**Task requirements**
Copy out every line exactly, passing over the pictures.

[START Raw data]

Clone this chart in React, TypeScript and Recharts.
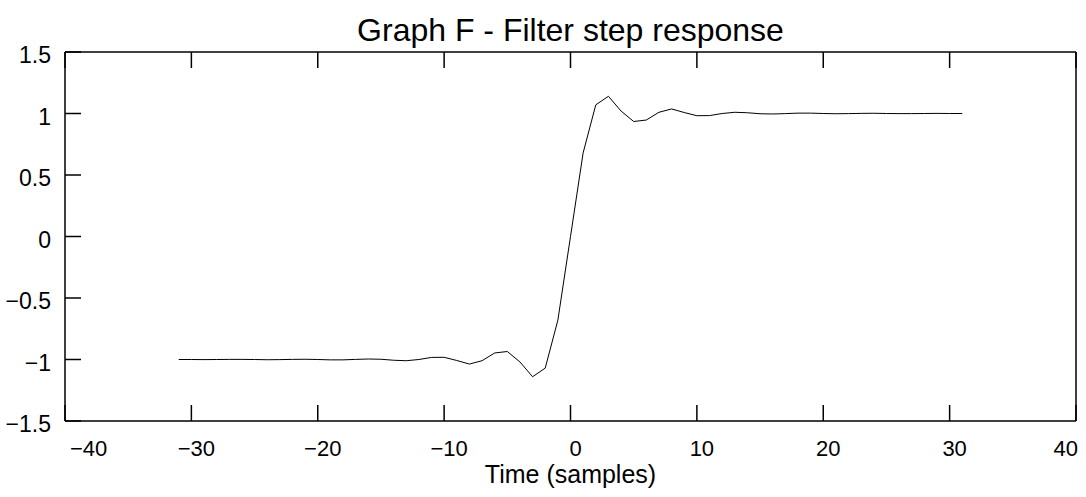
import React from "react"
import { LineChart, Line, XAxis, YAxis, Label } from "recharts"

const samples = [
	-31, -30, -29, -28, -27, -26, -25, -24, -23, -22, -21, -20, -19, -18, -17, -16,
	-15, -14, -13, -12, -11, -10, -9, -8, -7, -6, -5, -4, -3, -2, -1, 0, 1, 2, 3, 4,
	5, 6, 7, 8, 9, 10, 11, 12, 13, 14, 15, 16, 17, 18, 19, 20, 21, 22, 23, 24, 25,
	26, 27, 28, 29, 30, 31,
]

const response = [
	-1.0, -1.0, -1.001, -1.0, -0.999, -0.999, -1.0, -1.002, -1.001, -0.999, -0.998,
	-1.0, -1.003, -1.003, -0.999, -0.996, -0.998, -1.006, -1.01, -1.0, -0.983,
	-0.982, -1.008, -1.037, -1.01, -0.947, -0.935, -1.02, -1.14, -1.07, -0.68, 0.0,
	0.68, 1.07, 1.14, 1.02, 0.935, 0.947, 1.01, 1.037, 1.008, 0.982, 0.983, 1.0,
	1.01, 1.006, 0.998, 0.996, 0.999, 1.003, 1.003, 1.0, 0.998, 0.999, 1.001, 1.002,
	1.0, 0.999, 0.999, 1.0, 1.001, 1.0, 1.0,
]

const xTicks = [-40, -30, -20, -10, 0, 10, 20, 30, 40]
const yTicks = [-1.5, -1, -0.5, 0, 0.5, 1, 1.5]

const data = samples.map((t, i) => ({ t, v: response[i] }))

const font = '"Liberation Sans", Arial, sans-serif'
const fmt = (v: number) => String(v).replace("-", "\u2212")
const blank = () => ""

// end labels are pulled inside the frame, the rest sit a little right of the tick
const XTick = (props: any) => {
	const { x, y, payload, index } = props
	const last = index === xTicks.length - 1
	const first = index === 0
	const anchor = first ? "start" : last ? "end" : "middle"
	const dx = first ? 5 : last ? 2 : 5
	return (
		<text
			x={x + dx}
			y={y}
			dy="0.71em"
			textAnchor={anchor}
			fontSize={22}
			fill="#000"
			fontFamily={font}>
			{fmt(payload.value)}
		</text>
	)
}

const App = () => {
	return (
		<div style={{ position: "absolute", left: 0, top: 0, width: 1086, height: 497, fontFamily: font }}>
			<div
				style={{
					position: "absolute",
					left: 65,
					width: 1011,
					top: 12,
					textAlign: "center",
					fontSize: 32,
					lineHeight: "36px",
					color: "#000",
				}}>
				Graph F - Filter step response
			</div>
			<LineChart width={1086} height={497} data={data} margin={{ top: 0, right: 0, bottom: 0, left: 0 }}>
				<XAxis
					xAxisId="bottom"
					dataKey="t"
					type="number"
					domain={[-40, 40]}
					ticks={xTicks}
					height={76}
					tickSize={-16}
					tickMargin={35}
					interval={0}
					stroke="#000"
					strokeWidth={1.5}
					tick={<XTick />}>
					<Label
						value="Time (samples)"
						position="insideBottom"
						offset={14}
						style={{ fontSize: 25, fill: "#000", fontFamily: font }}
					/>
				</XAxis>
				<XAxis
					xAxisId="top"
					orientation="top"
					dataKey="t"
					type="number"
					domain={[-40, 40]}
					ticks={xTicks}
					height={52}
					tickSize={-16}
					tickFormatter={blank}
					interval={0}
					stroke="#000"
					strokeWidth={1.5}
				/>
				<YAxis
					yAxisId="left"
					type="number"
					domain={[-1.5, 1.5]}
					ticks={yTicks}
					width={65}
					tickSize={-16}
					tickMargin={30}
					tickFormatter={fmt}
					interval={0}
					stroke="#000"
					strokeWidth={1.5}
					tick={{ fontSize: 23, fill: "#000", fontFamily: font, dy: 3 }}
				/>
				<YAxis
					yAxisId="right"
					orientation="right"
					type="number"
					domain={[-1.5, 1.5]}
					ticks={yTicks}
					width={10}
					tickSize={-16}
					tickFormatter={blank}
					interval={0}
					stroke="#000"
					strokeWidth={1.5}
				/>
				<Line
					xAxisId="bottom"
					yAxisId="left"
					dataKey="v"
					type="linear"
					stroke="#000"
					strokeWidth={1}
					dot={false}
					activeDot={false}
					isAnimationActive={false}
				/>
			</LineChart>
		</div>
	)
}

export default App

[END Raw data]

**Written response**
Clone this chart in React, TypeScript and Recharts.
import React from "react"
import { LineChart, Line, XAxis, YAxis, Label } from "recharts"

const samples = [
	-31, -30, -29, -28, -27, -26, -25, -24, -23, -22, -21, -20, -19, -18, -17, -16,
	-15, -14, -13, -12, -11, -10, -9, -8, -7, -6, -5, -4, -3, -2, -1, 0, 1, 2, 3, 4,
	5, 6, 7, 8, 9, 10, 11, 12, 13, 14, 15, 16, 17, 18, 19, 20, 21, 22, 23, 24, 25,
	26, 27, 28, 29, 30, 31,
]

const response = [
	-1.0, -1.0, -1.001, -1.0, -0.999, -0.999, -1.0, -1.002, -1.001, -0.999, -0.998,
	-1.0, -1.003, -1.003, -0.999, -0.996, -0.998, -1.006, -1.01, -1.0, -0.983,
	-0.982, -1.008, -1.037, -1.01, -0.947, -0.935, -1.02, -1.14, -1.07, -0.68, 0.0,
	0.68, 1.07, 1.14, 1.02, 0.935, 0.947, 1.01, 1.037, 1.008, 0.982, 0.983, 1.0,
	1.01, 1.006, 0.998, 0.996, 0.999, 1.003, 1.003, 1.0, 0.998, 0.999, 1.001, 1.002,
	1.0, 0.999, 0.999, 1.0, 1.001, 1.0, 1.0,
]

const xTicks = [-40, -30, -20, -10, 0, 10, 20, 30, 40]
const yTicks = [-1.5, -1, -0.5, 0, 0.5, 1, 1.5]

const data = samples.map((t, i) => ({ t, v: response[i] }))

const font = '"Liberation Sans", Arial, sans-serif'
const fmt = (v: number) => String(v).replace("-", "\u2212")
const blank = () => ""

// end labels are pulled inside the frame, the rest sit a little right of the tick
const XTick = (props: any) => {
	const { x, y, payload, index } = props
	const last = index === xTicks.length - 1
	const first = index === 0
	const anchor = first ? "start" : last ? "end" : "middle"
	const dx = first ? 5 : last ? 2 : 5
	return (
		<text
			x={x + dx}
			y={y}
			dy="0.71em"
			textAnchor={anchor}
			fontSize={22}
			fill="#000"
			fontFamily={font}>
			{fmt(payload.value)}
		</text>
	)
}

const App = () => {
	return (
		<div style={{ position: "absolute", left: 0, top: 0, width: 1086, height: 497, fontFamily: font }}>
			<div
				style={{
					position: "absolute",
					left: 65,
					width: 1011,
					top: 12,
					textAlign: "center",
					fontSize: 32,
					lineHeight: "36px",
					color: "#000",
				}}>
				Graph F - Filter step response
			</div>
			<LineChart width={1086} height={497} data={data} margin={{ top: 0, right: 0, bottom: 0, left: 0 }}>
				<XAxis
					xAxisId="bottom"
					dataKey="t"
					type="number"
					domain={[-40, 40]}
					ticks={xTicks}
					height={76}
					tickSize={-16}
					tickMargin={35}
					interval={0}
					stroke="#000"
					strokeWidth={1.5}
					tick={<XTick />}>
					<Label
						value="Time (samples)"
						position="insideBottom"
						offset={14}
						style={{ fontSize: 25, fill: "#000", fontFamily: font }}
					/>
				</XAxis>
				<XAxis
					xAxisId="top"
					orientation="top"
					dataKey="t"
					type="number"
					domain={[-40, 40]}
					ticks={xTicks}
					height={52}
					tickSize={-16}
					tickFormatter={blank}
					interval={0}
					stroke="#000"
					strokeWidth={1.5}
				/>
				<YAxis
					yAxisId="left"
					type="number"
					domain={[-1.5, 1.5]}
					ticks={yTicks}
					width={65}
					tickSize={-16}
					tickMargin={30}
					tickFormatter={fmt}
					interval={0}
					stroke="#000"
					strokeWidth={1.5}
					tick={{ fontSize: 23, fill: "#000", fontFamily: font, dy: 3 }}
				/>
				<YAxis
					yAxisId="right"
					orientation="right"
					type="number"
					domain={[-1.5, 1.5]}
					ticks={yTicks}
					width={10}
					tickSize={-16}
					tickFormatter={blank}
					interval={0}
					stroke="#000"
					strokeWidth={1.5}
				/>
				<Line
					xAxisId="bottom"
					yAxisId="left"
					dataKey="v"
					type="linear"
					stroke="#000"
					strokeWidth={1}
					dot={false}
					activeDot={false}
					isAnimationActive={false}
				/>
			</LineChart>
		</div>
	)
}

export default App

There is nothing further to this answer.